Question écrite n° 01657 de M. Roland Courteau (Aude - SOC)

publiée dans le JO Sénat du 23/08/2012 - page 1853

M. Roland Courteau attire l'attention de Mme la ministre de l'artisanat, du commerce et du tourisme sur le statut de l'auto-entrepreneur, et notamment sur les distorsions de concurrence qu'il génère ainsi que sur l'absence de garanties professionnelles qu'il convient de relever dans certains cas.

Il lui demande de bien vouloir lui faire connaître sa position par rapport, soit à la modification profonde de ce statut, soit à son abrogation.

Réponse du Ministère de l'artisanat, du commerce et du tourisme

publiée dans le JO Sénat du 18/10/2012 - page 2299

Le Gouvernement est conscient que, dans certains secteurs, notamment l'artisanat, la création du régime de l'auto-entrepreneur a été perçue comme un élément générateur de concurrence déloyale.
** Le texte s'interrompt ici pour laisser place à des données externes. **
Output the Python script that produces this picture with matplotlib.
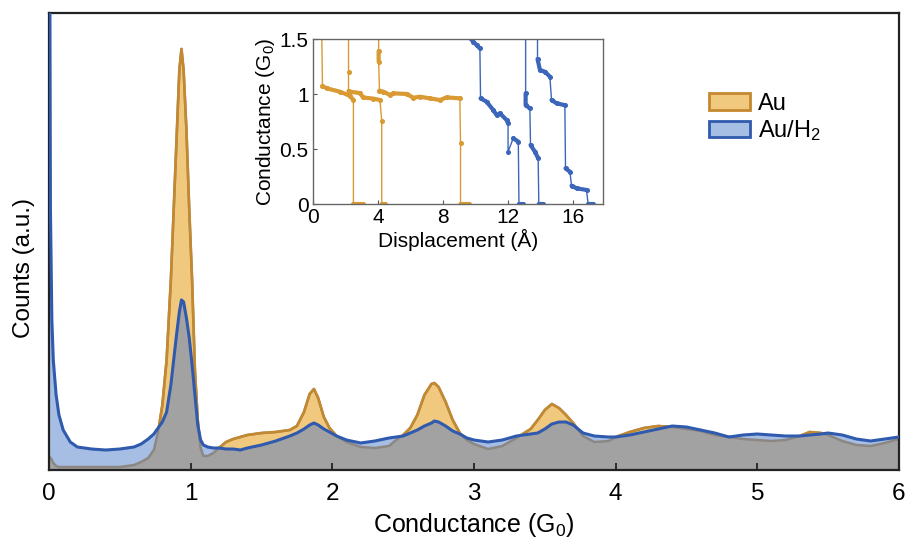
import numpy as np
import matplotlib
matplotlib.use("Agg")
import matplotlib.pyplot as plt
from matplotlib.patches import Patch, Polygon

plt.rcParams['font.family'] = ['Liberation Sans', 'DejaVu Sans']
plt.rcParams['mathtext.fontset'] = 'custom'
plt.rcParams['mathtext.rm'] = 'Liberation Sans'
plt.rcParams['mathtext.it'] = 'Liberation Sans:italic'

# conductance histogram (G0) for bare Au and Au in H2
cond = [0, 0.01, 0.02, 0.03, 0.05, 0.07, 0.1, 0.15, 0.2, 0.3, 0.4, 0.5, 0.6, 0.65, 0.7,
        0.74, 0.77, 0.8, 0.83, 0.86, 0.88, 0.9, 0.92, 0.935, 0.95, 0.97, 0.99, 1.01, 1.03,
        1.05, 1.07, 1.09, 1.12, 1.16, 1.2, 1.25, 1.3, 1.35, 1.4, 1.5, 1.6, 1.7, 1.75, 1.8,
        1.84, 1.87, 1.9, 1.94, 1.98, 2.03, 2.1, 2.2, 2.3, 2.4, 2.45, 2.5, 2.55, 2.6, 2.65,
        2.7, 2.72, 2.75, 2.8, 2.85, 2.9, 2.95, 3.0, 3.1, 3.2, 3.3, 3.4, 3.45, 3.5, 3.55,
        3.6, 3.65, 3.7, 3.77, 3.85, 3.95, 4.0, 4.1, 4.2, 4.3, 4.4, 4.5, 4.6, 4.7, 4.8, 4.9,
        5.0, 5.1, 5.2, 5.3, 5.37, 5.45, 5.5, 5.6, 5.7, 5.8, 5.9, 6.0]

counts_au = [14, 12, 10, 7, 4, 3, 3, 3, 3, 3, 3, 3, 5, 8, 12,
             20, 38, 65, 110, 190, 260, 330, 400, 421, 400, 340, 260, 190, 100,
             50, 22, 14, 14, 17, 22, 28, 31, 33, 35, 37, 38, 40, 44, 58,
             76, 81, 72, 53, 42, 34, 28, 23, 22, 24, 30, 35, 42, 55, 75,
             86, 87, 83, 68, 50, 37, 30, 26, 21, 24, 32, 41, 50, 60, 66,
             62, 55, 47, 34, 28, 29, 33, 38, 42, 44, 43, 41, 39, 35, 33, 31,
             30, 29, 30, 34, 38, 37, 35, 29, 25, 24, 27, 31]

counts_h2 = [800, 260, 150, 110, 75, 55, 40, 28, 23, 21, 20, 21, 23, 26, 31,
             36, 42, 48, 58, 85, 110, 135, 158, 170, 168, 152, 132, 105, 75,
             45, 30, 25, 23, 22, 22, 21, 21, 20, 22, 25, 29, 34, 37, 41,
             45, 47, 45, 41, 38, 34, 30, 27, 29, 32, 33, 34, 37, 40, 44,
             47, 49, 48, 44, 39, 36, 32, 30, 28, 30, 34, 36, 37, 41, 46,
             48, 48, 45, 37, 34, 33, 33, 35, 38, 41, 44, 43, 40, 37, 33, 35,
             36, 35, 34, 34, 35, 36, 37, 35, 31, 29, 31, 33]

# example conductance traces for the inset (displacement in Angstrom, G in G0)
au_traces = [
    ([0.55, 0.6, 0.86, 1.68, 2.29, 2.5, 2.5, 3.1],
     [1.6, 1.075, 1.053, 1.023, 0.984, 0.947, 0.0, 0.0]),
    ([2.2, 2.2, 2.2, 2.29, 2.9, 3.1, 3.72, 4.13, 4.24, 4.24, 4.44],
     [1.6, 1.205, 1.03, 1.023, 1.01, 0.97, 0.96, 0.947, 0.756, 0.0, 0.0]),
    ([4.05, 4.05, 4.05, 4.1, 4.34, 4.75, 4.95, 5.77, 6.18, 6.59, 7.2, 7.82, 8.23, 9.04,
      9.08, 9.08, 9.6],
     [1.6, 1.393, 1.296, 1.032, 1.023, 0.993, 1.008, 1.002, 0.968, 0.977, 0.962, 0.947,
      0.971, 0.962, 0.56, 0.0, 0.0]),
]
h2_traces = [
    ([9.45, 9.86, 10.07, 10.27, 10.31, 10.68, 11.09, 11.3, 11.5, 11.91, 12.0, 12.0,
      12.32, 12.63, 12.67, 12.93],
     [1.55, 1.478, 1.448, 1.418, 0.962, 0.932, 0.856, 0.81, 0.826, 0.765, 0.735, 0.477,
      0.598, 0.568, 0.0, 0.0]),
    ([13.08, 13.08, 13.08, 13.34, 13.38, 13.65, 13.85, 13.89, 14.16],
     [1.6, 1.008, 0.9, 0.871, 0.537, 0.477, 0.416, 0.0, 0.0]),
    ([13.81, 13.81, 13.96, 14.26, 14.57, 14.67, 14.98, 15.49, 15.53, 15.8, 15.9, 16.21,
      16.82, 16.92, 17.23],
     [1.6, 1.32, 1.22, 1.205, 1.16, 0.947, 0.917, 0.9, 0.325, 0.294, 0.167, 0.143,
      0.128, 0.0, 0.0]),
]

au_line = '#C4892F'
au_fill = '#F0C97E'
h2_line = '#2F5AAE'
h2_fill = '#A6BDE4'
overlap_fill = '#A2A2A3'
overlap_line = '#8C8782'

g = np.array(cond)
au = np.array(counts_au, dtype=float)
h2 = np.array(counts_h2, dtype=float)

fig = plt.figure(figsize=(9.08, 5.39), dpi=100)
ax = fig.add_axes([0.054, 0.128, 0.936, 0.848])

ax.fill_between(g, 0, au, color=au_fill, lw=0, zorder=1)
ax.fill_between(g, 0, h2, color=h2_fill, lw=0, zorder=1.1)
ax.fill_between(g, 0, np.minimum(au, h2), color=overlap_fill, lw=0, zorder=1.2)

# Au outline: grey where it sits under the H2 curve, orange above it
ax.plot(g, au, color=overlap_line, lw=1.8, zorder=2)
above_h2 = Polygon(np.vstack([np.column_stack([g, h2]), [[6.5, 2000], [-0.5, 2000]]]),
                   closed=True, transform=ax.transData)
orange, = ax.plot(g, au, color=au_line, lw=1.9, zorder=2.1)
orange.set_clip_path(above_h2)
ax.plot(g, h2, color=h2_line, lw=2.2, zorder=3)

ax.set_xlim(0, 6)
ax.set_ylim(0, 457)
ax.set_yticks([])
ax.set_xticks(range(7))
ax.tick_params(axis='x', direction='in', length=5, width=1.3, labelsize=17.5, pad=9,
               color='#222222')
for sp in ax.spines.values():
    sp.set_linewidth(1.6)
    sp.set_color('#222222')
ax.set_xlabel('Conductance (G$_\\mathregular{0}$)', fontsize=18, labelpad=5)
ax.set_ylabel('Counts (a.u.)', fontsize=17.5)
ax.yaxis.set_label_coords(-0.0165, 0.442)

handles = [Patch(facecolor=au_fill, edgecolor=au_line, lw=2),
           Patch(facecolor=h2_fill, edgecolor=h2_line, lw=2)]
ax.legend(handles, ['Au', 'Au/H$_\\mathregular{2}$'], loc='upper left',
          bbox_to_anchor=(0.751, 0.872), frameon=False, fontsize=17,
          handlelength=1.75, handleheight=0.7, handletextpad=0.35, labelspacing=0.15)

# inset with individual breaking traces
ins = fig.add_axes([0.3444, 0.6215, 0.320, 0.3056])
for traces, col in [(au_traces, '#D99A33'), (h2_traces, '#3B66BA')]:
    for x, y in traces:
        x = np.array(x)
        y = np.array(y)
        ins.plot(x, y, color=col, lw=1.0, marker='o', ms=2.6, mec=col, mfc=col, zorder=2)
        # plateaus drawn heavier, jumps left thin
        px, py = [], []
        for i in range(len(x)):
            if i > 0 and abs(y[i] - y[i - 1]) > 0.12:
                px.append(np.nan)
                py.append(np.nan)
            px.append(x[i])
            py.append(y[i])
        ins.plot(px, py, color=col, lw=3.0, solid_capstyle='round', zorder=2)

ins.set_xlim(0, 17.85)
ins.set_ylim(0, 1.5)
ins.set_xticks([0, 4, 8, 12, 16])
ins.set_yticks([0, 0.5, 1, 1.5])
ins.set_yticklabels(['0', '0.5', '1', '1.5'])
ins.tick_params(direction='in', length=3, width=0.8, labelsize=15, pad=3, color='#555555')
for sp in ins.spines.values():
    sp.set_linewidth(1.0)
    sp.set_color('#666666')
ins.set_xlabel('Displacement (Å)', fontsize=15, labelpad=1)
ins.set_ylabel('Conductance (G$_\\mathregular{0}$)', fontsize=15, labelpad=2)

fig.savefig('out.png', dpi=100)
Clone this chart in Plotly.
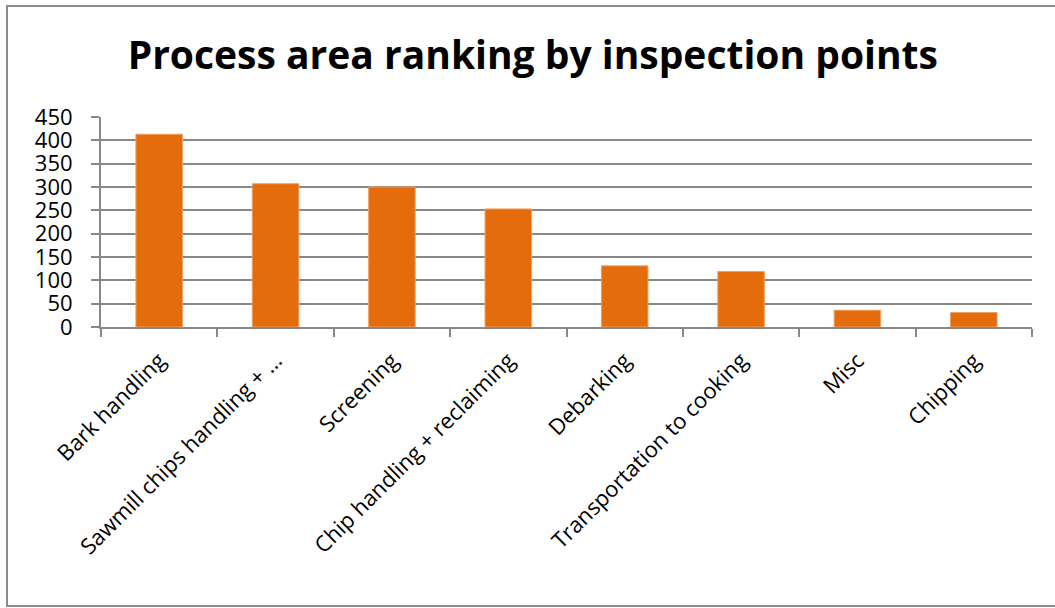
import plotly.graph_objects as go

categories = ["Bark handling", "Sawmill chips handling + …", "Screening",
              "Chip handling + reclaiming", "Debarking", "Transportation to cooking",
              "Misc", "Chipping"]
values = [413, 307, 300, 253, 131, 119, 36, 31]
y_ticks = [0, 50, 100, 150, 200, 250, 300, 350, 400, 450]

W, H = 1055, 608
ml, mr, mt, mb = 101, 23, 117, 281
pw, ph = W - ml - mr, H - mt - mb

def px_x(p):
    return (p - ml) / pw

def px_y(p):
    return (H - mb - p) / ph

fig = go.Figure(go.Bar(
    x=categories, y=values,
    marker=dict(color="#E46C0A", line=dict(color="#F0A060", width=1)),
    width=0.4,
))

fig.update_layout(
    width=W, height=H,
    margin=dict(l=ml, r=mr, t=mt, b=mb),
    paper_bgcolor="white", plot_bgcolor="white",
    font=dict(family="Open Sans", color="black", size=22),
    title=dict(text="<b>Process area ranking by inspection points</b>",
               x=0.505, xanchor="center", y=1 - 55 / H, yanchor="middle",
               font=dict(size=39, family="Open Sans", color="black")),
    showlegend=False,
    bargap=0.6,
)
fig.update_xaxes(
    type="category", showline=True, linecolor="#888888", linewidth=2,
    ticks="outside", tickson="boundaries", ticklen=8, tickcolor="#888888", tickwidth=2,
    tickangle=-45, showgrid=False, tickfont=dict(size=22), ticklabelstandoff=10,
)
fig.update_yaxes(
    range=[0, 450], tickvals=y_ticks, showline=True, linecolor="#888888", linewidth=2,
    ticks="outside", ticklen=8, tickcolor="#888888", tickwidth=2,
    showgrid=True, gridcolor="#888888", gridwidth=2, zeroline=False,
    tickfont=dict(size=22), ticklabelstandoff=14,
)
fig.add_shape(type="rect", xref="paper", yref="paper",
              x0=px_x(7), x1=px_x(1060), y0=px_y(6), y1=px_y(606),
              line=dict(color="#8c8c8c", width=2), fillcolor="rgba(0,0,0,0)",
              layer="below")

fig.write_html("out.html", config={"displayModeBar": False},
               post_script="document.body.style.margin='0';document.body.style.overflow='hidden';")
Il a donc souhaité qu'une évaluation complète du dispositif soit réalisée. Une mission conjointe va être confiée prochainement à l'inspection générale des finances et à l'inspection générale des affaires sociales, qui procédera notamment à l'audition des représentants de l'ensemble des acteurs concernés. Les conclusions sont attendues pour le début de l'année 2013. Le Gouvernement s'appuiera sur les résultats de cette évaluation pour procéder aux mesures d'ajustement et aux évolutions nécessaires en poursuivant à son niveau la concertation avec toutes les parties intéressées.


* 15 Cf . infra les modifications législatives et règlementaires d'application.

* 16 Cf . encadré ci-après.

* 17 Source : séance du 8 avril 2010 (compte rendu intégral des débats).

* 18 Ces résultats correspondent aux requêtes effectuées dans la base de données sénatoriale d'informations législatives (Basile) relative aux questions sénatoriales sur les mots-clés suivants « auto-entrepreneur » et « auto-entrepreneur ».